One must consider: How does someone get to the third step without first completing the first and second step? If, hypothetically of course, the proposition were voted in favor, then the specifics of the fee would be immediately written into the bylaws and clauses of the implementation. Specifically, the sum of the money acquired from each student would essentially end up in one investment where a university committee of select representatives from each campus would allocate the funds according to the university campuses most in need, one of which that was unanimously agreed upon by the four ASU student government presidents was the Downtown campus.
In a recent discussion, I had the pleasure of having Polytechnic Campus President Matt McCoy enlighten me on his reasoning for eagerly voting yes to the facilities fee. It was McCoy’s observation that ASU as an entity is a university growing exponentially, regardless of the economic standings. The Downtown campus is in dire need of additional facilities for the benevolence of the campus, McCoy said.
McCoy’s position is not unique among the campuses. The remaining three campus presidents agreed that Downtown is where the initial and majority of the investment money would be allocated.

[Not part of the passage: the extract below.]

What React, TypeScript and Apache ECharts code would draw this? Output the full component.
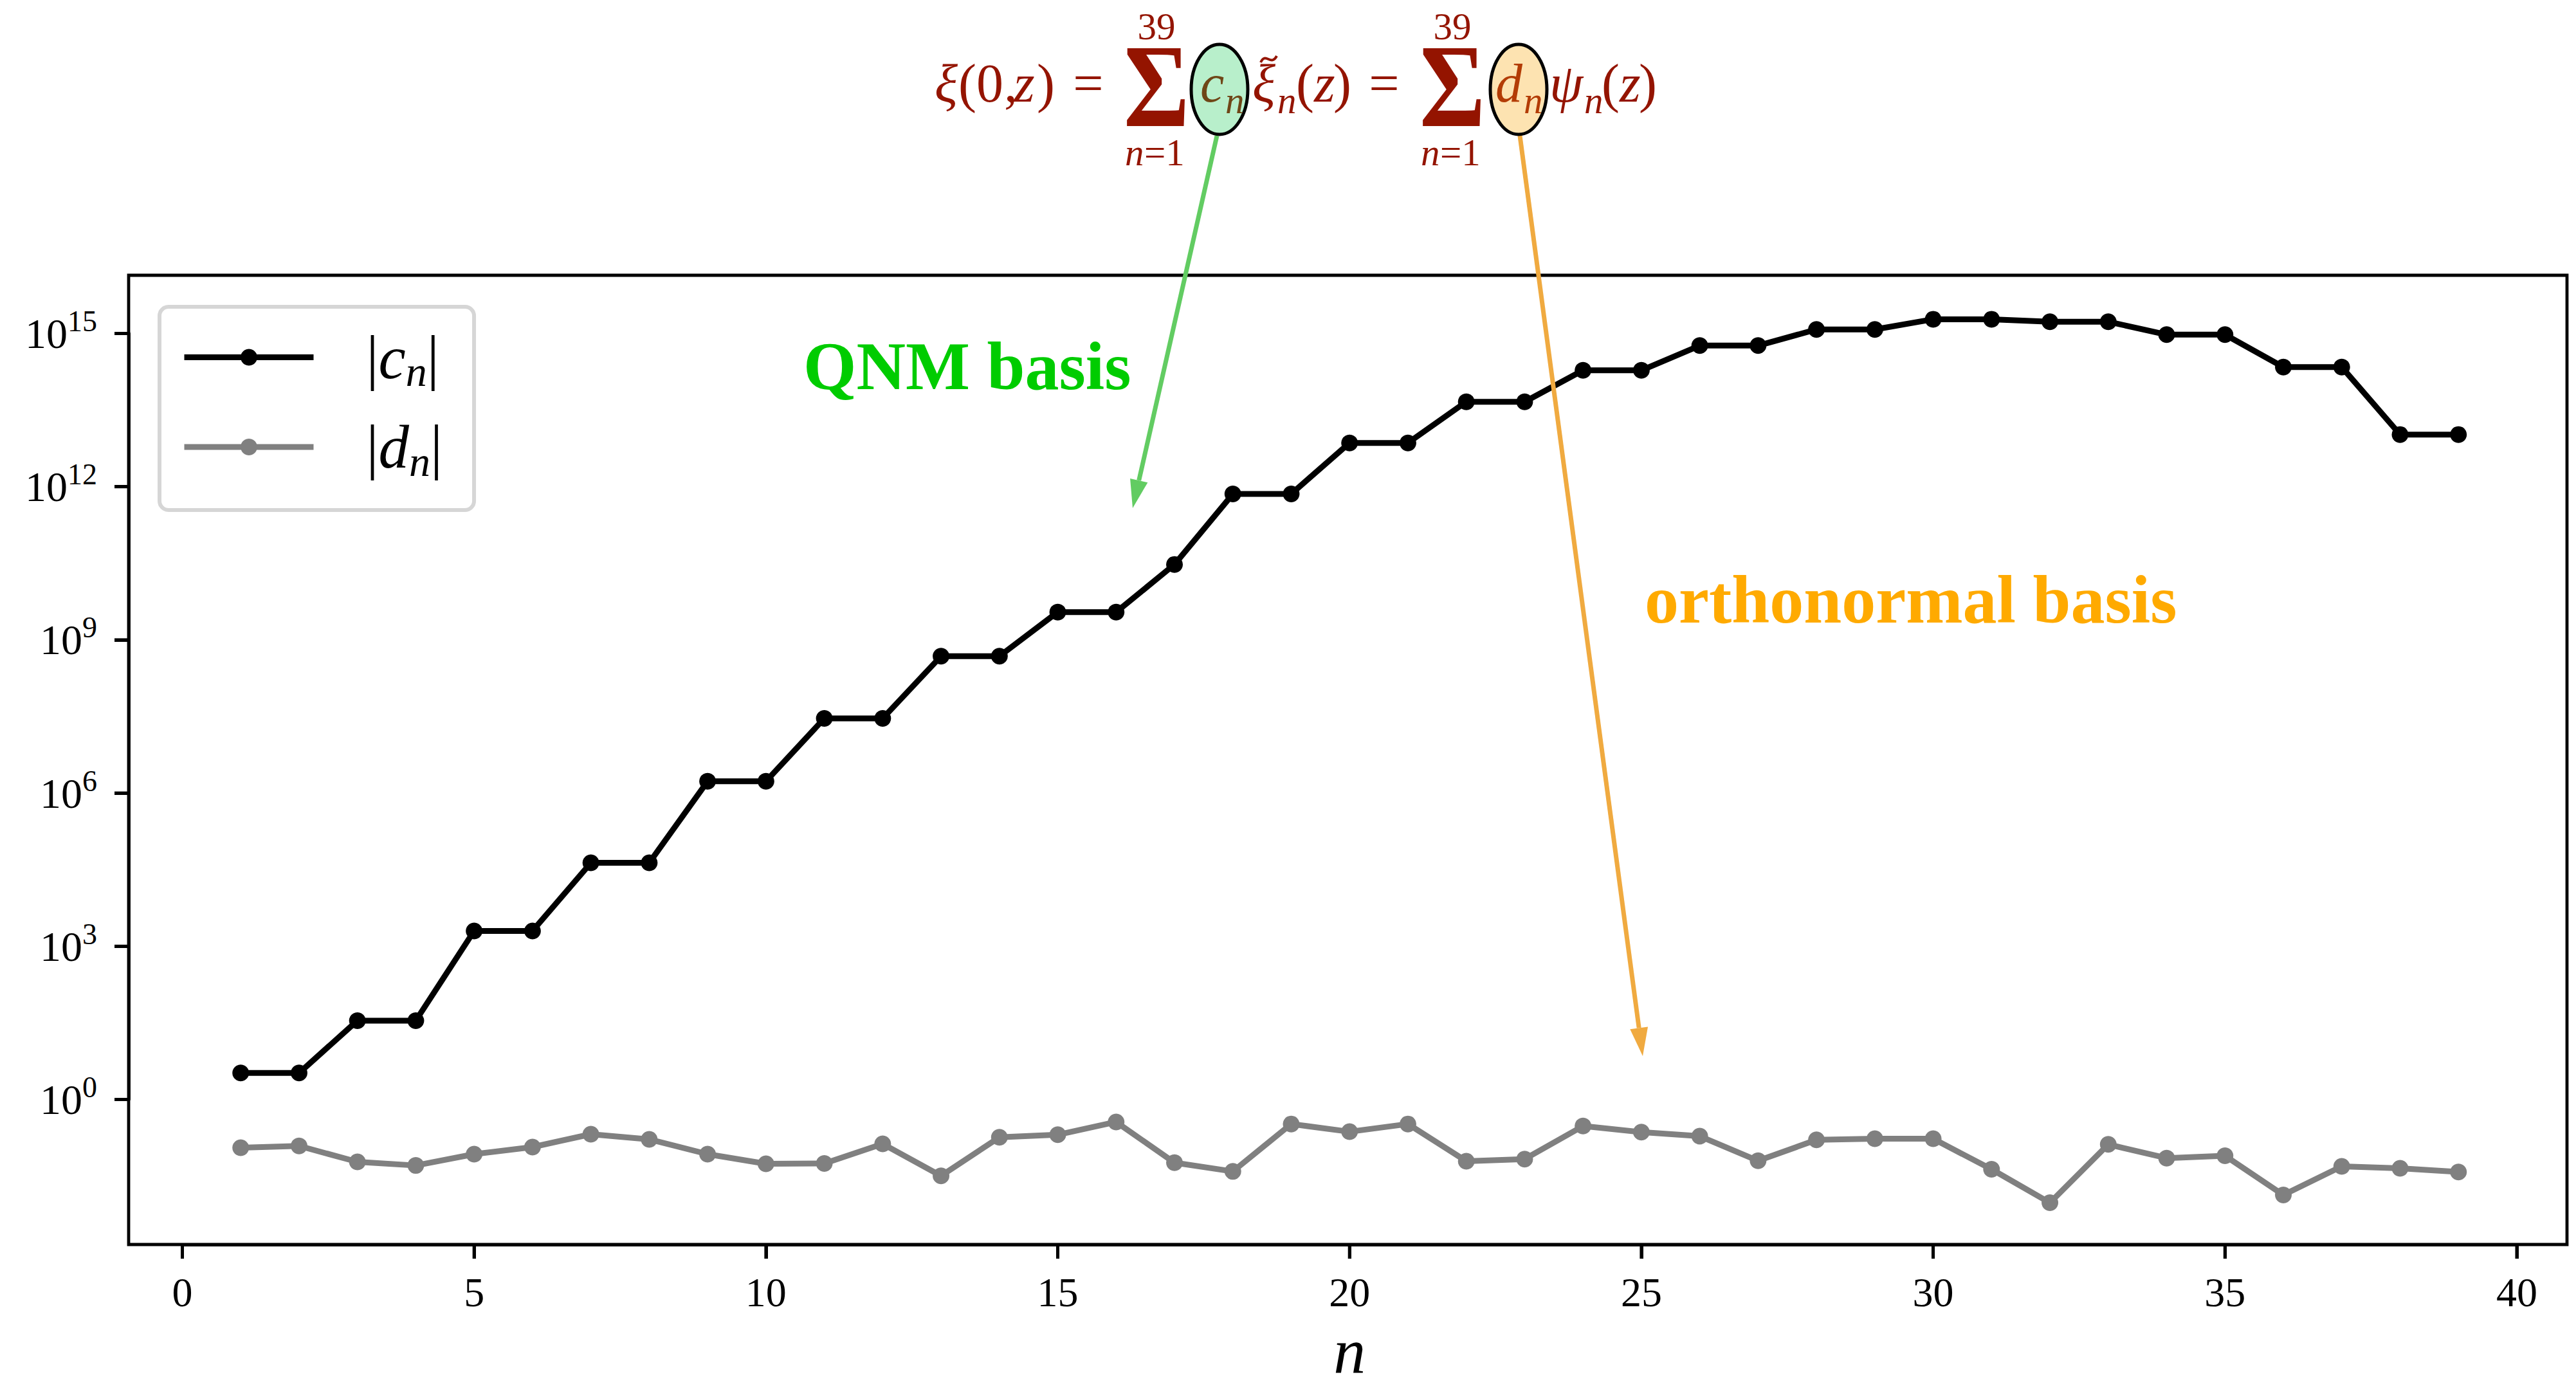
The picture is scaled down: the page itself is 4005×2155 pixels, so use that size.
import React, { useEffect, useRef } from 'react';
import * as echarts from 'echarts';

// ---------- data ----------
const nValues = [1, 2, 3, 4, 5, 6, 7, 8, 9, 10, 11, 12, 13, 14, 15, 16, 17, 18, 19, 20,
  21, 22, 23, 24, 25, 26, 27, 28, 29, 30, 31, 32, 33, 34, 35, 36, 37, 38, 39];

const cnValues = [
  3.3, 3.3, 35, 35, 2.0e3, 2.0e3, 4.3e4, 4.3e4, 1.7e6, 1.7e6,
  2.9e7, 2.9e7, 4.8e8, 4.8e8, 3.5e9, 3.5e9, 3.0e10, 7.2e11, 7.2e11, 7.2e12,
  7.2e12, 4.6e13, 4.6e13, 1.9e14, 1.9e14, 5.8e14, 5.8e14, 1.2e15, 1.2e15, 1.9e15,
  1.9e15, 1.7e15, 1.7e15, 9.5e14, 9.5e14, 2.2e14, 2.2e14, 1.05e13, 1.05e13,
];

const dnValues = [
  0.114, 0.123, 0.060, 0.051, 0.085, 0.117, 0.209, 0.166, 0.085, 0.055,
  0.056, 0.135, 0.032, 0.182, 0.204, 0.363, 0.058, 0.039, 0.331, 0.234,
  0.331, 0.062, 0.068, 0.302, 0.229, 0.191, 0.063, 0.162, 0.170, 0.170,
  0.043, 0.0095, 0.132, 0.071, 0.079, 0.0135, 0.049, 0.045, 0.038,
];

// ticks: x at 0..40 every 5, y at 10^0 .. 10^15 every 3 decades
const xTickValues = [0, 5, 10, 15, 20, 25, 30, 35, 40];
const yTickExponents = [0, 3, 6, 9, 12, 15];
const seriesNames = ['cn', 'dn'];

// ---------- layout / styling ----------
const FONT = '"Liberation Serif", "Times New Roman", serif';
const FORMULA = '#941400';
const C_COLOR = '#6f4617';
const D_COLOR = '#b33c05';
const GREEN = '#62cc62';
const ORANGE = '#f0aa40';

const W = 4005;
const H = 2155;
const PLOT_LEFT = 200;
const PLOT_RIGHT = 3991;
const PLOT_TOP = 428;
const PLOT_BOTTOM = 1935;
const TICK_LEN = 22;
const TICK_W = 5;

const X_MIN = -0.92;
const X_MAX = 40.86;
const LOG_MIN = -2.84;
const LOG_MAX = 16.14;

// pixel position helpers for the label-axis grids (same linear mapping as the data axes)
const xPx = (v: number) => PLOT_LEFT + ((v - X_MIN) / (X_MAX - X_MIN)) * (PLOT_RIGHT - PLOT_LEFT);
const yPx = (e: number) => PLOT_BOTTOM - ((e - LOG_MIN) / (LOG_MAX - LOG_MIN)) * (PLOT_BOTTOM - PLOT_TOP);

type TxtOpts = { italic?: boolean; bold?: boolean; color?: string; align?: string; scaleX?: number };
const txt = (text: string, x: number, y: number, size: number, o: TxtOpts = {}) => ({
  type: 'text',
  x,
  y,
  z: 100,
  scaleX: o.scaleX ?? 1,
  style: {
    text,
    fontSize: size,
    fontFamily: FONT,
    fontStyle: o.italic ? 'italic' : 'normal',
    fontWeight: o.bold ? 'bold' : 'normal',
    fill: o.color ?? FORMULA,
    textAlign: o.align ?? 'left',
    textVerticalAlign: 'middle',
    verticalAlign: 'middle',
  },
});

const arrow = (x1: number, y1: number, x2: number, y2: number, color: string) => {
  const L = 44;
  const HW = 28;
  const len = Math.hypot(x2 - x1, y2 - y1);
  const ux = (x2 - x1) / len;
  const uy = (y2 - y1) / len;
  const bx = x2 - ux * L;
  const by = y2 - uy * L;
  const px = -uy;
  const py = ux;
  return [
    { type: 'line', z: 98, shape: { x1, y1, x2: bx, y2: by }, style: { stroke: color, lineWidth: 7 } },
    {
      type: 'polygon', z: 98,
      shape: { points: [[x2, y2], [bx + (px * HW) / 2, by + (py * HW) / 2], [bx - (px * HW) / 2, by - (py * HW) / 2]] },
      style: { fill: color },
    },
  ];
};

const MAIN = 84;
const SMALL = 59;
const YM = 129; // vertical centre of main formula line
const YSUB = 156;

const graphics: any[] = [
  // xi(0,z) =
  txt('ξ', 1453, YM, MAIN, { italic: true }),
  txt('(', 1490, YM, MAIN),
  txt('0', 1518, YM, MAIN),
  txt(',', 1561, YM, MAIN),
  txt('z', 1576, YM, MAIN, { italic: true }),
  txt(')', 1612, YM, MAIN),
  txt('=', 1692, YM, MAIN, { align: 'center' }),
  // first sum
  txt('Σ', 1798, 134, 184, { align: 'center', scaleX: 0.85, bold: true }),
  txt('39', 1798, 41, SMALL, { align: 'center' }),
  txt('n', 1749, 237, SMALL, { italic: true }),
  txt('=1', 1779, 237, SMALL),
  { type: 'ellipse', z: 99, shape: { cx: 1896, cy: 139, rx: 44, ry: 70 }, style: { fill: '#b8efcb', stroke: '#000', lineWidth: 5 } },
  txt('c', 1866, YM, MAIN, { italic: true, color: C_COLOR }),
  txt('n', 1905, YSUB, SMALL, { italic: true, color: C_COLOR }),
  // tilde xi_n(z)
  txt('ξ', 1947, YM, MAIN, { italic: true }),
  {
    type: 'bezierCurve', z: 100,
    shape: { x1: 1960, y1: 97, cpx1: 1968, cpy1: 80, cpx2: 1976, cpy2: 104, x2: 1985, y2: 87 },
    style: { stroke: FORMULA, lineWidth: 4, fill: 'none' },
  },
  txt('n', 1986, YSUB, SMALL, { italic: true }),
  txt('(', 2015, YM, MAIN),
  txt('z', 2043, YM, MAIN, { italic: true }),
  txt(')', 2073, YM, MAIN),
  txt('=', 2152, YM, MAIN, { align: 'center' }),
  // second sum
  txt('Σ', 2258, 134, 184, { align: 'center', scaleX: 0.85, bold: true }),
  txt('39', 2258, 41, SMALL, { align: 'center' }),
  txt('n', 2209, 237, SMALL, { italic: true }),
  txt('=1', 2239, 237, SMALL),
  { type: 'ellipse', z: 99, shape: { cx: 2361, cy: 139, rx: 44, ry: 70 }, style: { fill: '#fde3b1', stroke: '#000', lineWidth: 5 } },
  txt('d', 2325, YM, MAIN, { italic: true, color: D_COLOR }),
  txt('n', 2369, YSUB, SMALL, { italic: true, color: D_COLOR }),
  txt('ψ', 2409, YM, MAIN, { italic: true }),
  txt('n', 2463, YSUB, SMALL, { italic: true }),
  txt('(', 2490, YM, MAIN),
  txt('z', 2518, YM, MAIN, { italic: true }),
  txt(')', 2548, YM, MAIN),
  // annotations
  txt('QNM basis', 1249, 569, 106, { bold: true, color: '#00cc00' }),
  txt('orthonormal basis', 2557, 932, 106, { bold: true, color: '#ffaa00' }),
  ...arrow(1892, 211, 1761, 790, GREEN),
  ...arrow(2363, 211, 2554, 1642, ORANGE),
];

const legendLabel: Record<string, string> = {
  cn: '{sp| }{bar||}{v|c}{sub|n}{bar||}',
  dn: '{sp| }{bar||}{v|d}{sub|n}{bar||}',
};

const tickLine = { color: '#000', width: TICK_W };
const frameLine = { show: true, onZero: false, lineStyle: { color: '#000', width: 4.8 } };

const option: any = {
  animation: false,
  backgroundColor: '#fff',
  grid: [
    {
      // data grid with the frame
      left: PLOT_LEFT,
      right: W - PLOT_RIGHT,
      top: PLOT_TOP,
      bottom: H - PLOT_BOTTOM,
      show: true,
      borderColor: '#000',
      borderWidth: 4.8,
      backgroundColor: 'transparent',
      containLabel: false,
      outerBoundsMode: 'none',
    },
    {
      // grid for the y label axis: spans exactly 10^0 .. 10^15
      left: PLOT_LEFT,
      right: W - PLOT_RIGHT,
      top: yPx(yTickExponents[yTickExponents.length - 1]),
      bottom: H - yPx(yTickExponents[0]),
      show: false,
      containLabel: false,
      outerBoundsMode: 'none',
    },
    {
      // grid for the x label axis: spans exactly 0 .. 40
      left: xPx(xTickValues[0]),
      right: W - xPx(xTickValues[xTickValues.length - 1]),
      top: PLOT_TOP,
      bottom: H - PLOT_BOTTOM,
      show: false,
      containLabel: false,
      outerBoundsMode: 'none',
    },
  ],
  xAxis: [
    { type: 'value', gridIndex: 0, min: X_MIN, max: X_MAX, show: false, axisLine: { onZero: false } },
    { type: 'value', gridIndex: 1, min: 0, max: 1, show: false, axisLine: { onZero: false } },
    {
      type: 'value',
      gridIndex: 2,
      position: 'bottom',
      min: xTickValues[0],
      max: xTickValues[xTickValues.length - 1],
      interval: xTickValues[1] - xTickValues[0],
      axisLine: frameLine,
      splitLine: { show: false },
      axisTick: { show: true, inside: false, length: TICK_LEN, lineStyle: tickLine },
      axisLabel: {
        show: true,
        fontSize: 64,
        fontFamily: FONT,
        color: '#000',
        margin: 42,
        showMinLabel: true,
        showMaxLabel: true,
      },
      name: 'n',
      nameLocation: 'middle',
      nameGap: 125,
      nameTextStyle: { fontSize: 100, lineHeight: 80, fontFamily: FONT, fontStyle: 'italic', color: '#000' },
    },
  ],
  yAxis: [
    {
      // logarithmic axis that the data are drawn on
      type: 'log',
      logBase: 10,
      gridIndex: 0,
      min: Math.pow(10, LOG_MIN),
      max: Math.pow(10, LOG_MAX),
      show: false,
      axisLine: { onZero: false },
      splitLine: { show: false },
    },
    {
      // exponent axis carrying the 10^k labels
      type: 'value',
      gridIndex: 1,
      position: 'left',
      min: yTickExponents[0],
      max: yTickExponents[yTickExponents.length - 1],
      interval: yTickExponents[1] - yTickExponents[0],
      axisLine: frameLine,
      splitLine: { show: false },
      axisTick: { show: true, inside: false, length: TICK_LEN, lineStyle: tickLine },
      axisLabel: {
        show: true,
        margin: 49,
        showMinLabel: true,
        showMaxLabel: true,
        formatter: (v: number) => `{b|10}{s|${Math.round(v)}}`,
        rich: {
          b: { fontSize: 66, fontFamily: FONT, color: '#000', lineHeight: 84, verticalAlign: 'middle' },
          s: { fontSize: 46, fontFamily: FONT, color: '#000', lineHeight: 48, verticalAlign: 'top' },
        },
      },
    },
    { type: 'value', gridIndex: 2, min: 0, max: 1, show: false, axisLine: { onZero: false } },
  ],
  legend: {
    show: true,
    data: seriesNames,
    orient: 'vertical',
    left: 248,
    top: 477,
    padding: [31, 49, 43, 34],
    itemGap: 37,
    itemWidth: 201,
    itemHeight: 32.5,
    backgroundColor: '#fff',
    borderColor: '#d6d6d6',
    borderWidth: 6,
    borderRadius: 14,
    selectedMode: false,
    lineStyle: { width: 9 },
    formatter: (name: string) => legendLabel[name] ?? name,
    textStyle: {
      color: '#000',
      rich: {
        sp: { width: 77, fontSize: 95, lineHeight: 110, verticalAlign: 'middle' },
        bar: { fontSize: 95, fontFamily: FONT, color: '#000', lineHeight: 110, verticalAlign: 'middle' },
        v: { fontSize: 95, fontFamily: FONT, fontStyle: 'italic', color: '#000', lineHeight: 110, verticalAlign: 'middle' },
        sub: { fontSize: 66, fontFamily: FONT, fontStyle: 'italic', color: '#000', lineHeight: 62, verticalAlign: 'bottom' },
      },
    },
  },
  series: [
    {
      name: seriesNames[0],
      type: 'line',
      xAxisIndex: 0,
      yAxisIndex: 0,
      data: nValues.map((n, i) => [n, cnValues[i]]),
      symbol: 'circle',
      symbolSize: 26,
      showSymbol: true,
      lineStyle: { color: '#000', width: 9 },
      itemStyle: { color: '#000' },
      z: 3,
    },
    {
      name: seriesNames[1],
      type: 'line',
      xAxisIndex: 0,
      yAxisIndex: 0,
      data: nValues.map((n, i) => [n, dnValues[i]]),
      symbol: 'circle',
      symbolSize: 26,
      showSymbol: true,
      lineStyle: { color: '#808080', width: 9 },
      itemStyle: { color: '#808080' },
      z: 4,
    },
  ],
  graphic: graphics,
};

export default function App() {
  const ref = useRef<HTMLDivElement>(null);
  useEffect(() => {
    if (!ref.current) return;
    const chart = echarts.init(ref.current, null, { renderer: 'svg' });
    chart.setOption(option);
    // tick marks placed through the data axes' own scales
    const ticks: any[] = [];
    xTickValues.forEach((v) => {
      const px = chart.convertToPixel({ xAxisIndex: 0 }, v) as number;
      if (typeof px === 'number' && isFinite(px)) {
        ticks.push({
          type: 'line', z: 50,
          shape: { x1: px, y1: PLOT_BOTTOM, x2: px, y2: PLOT_BOTTOM + TICK_LEN },
          style: { stroke: '#000', lineWidth: TICK_W },
        });
      }
    });
    yTickExponents.forEach((e) => {
      const py = chart.convertToPixel({ yAxisIndex: 0 }, Math.pow(10, e)) as number;
      if (typeof py === 'number' && isFinite(py)) {
        ticks.push({
          type: 'line', z: 50,
          shape: { x1: PLOT_LEFT - TICK_LEN, y1: py, x2: PLOT_LEFT, y2: py },
          style: { stroke: '#000', lineWidth: TICK_W },
        });
      }
    });
    chart.setOption({ graphic: [...graphics, ...ticks] });
    return () => {
      chart.dispose();
    };
  }, []);
  return (
    <div
      ref={ref}
      style={{ position: 'fixed', left: 0, top: 0, width: W, height: H, background: '#fff' }}
    />
  );
}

This is not to say the other campuses will suffer or be treated unequally; all will have their say and all will reap the benefits in an orderly fashion.
As essential extensions of the Tempe campus, the three smaller campuses must function and operate as close to equal as possible. It is essential to achieve the goal of unity among campuses by implementing a fee that will, in essence, result in students paying a penny to get a dollar.
In sole representation of the students it is indeed the ultimate decision of ASASUD to decide how a small and very specific portion of students’ money should be spent. We are all adequate and very adept representatives who stand for every aspect of the Downtown campus. We are the voice of our student community. The Downtown campus is undeniably in great need and would heavily utilize an additional student and recreation space.
Abercrombie is an ASASUD senator for the Walter Cronkite School of Journalism and Mass Communication.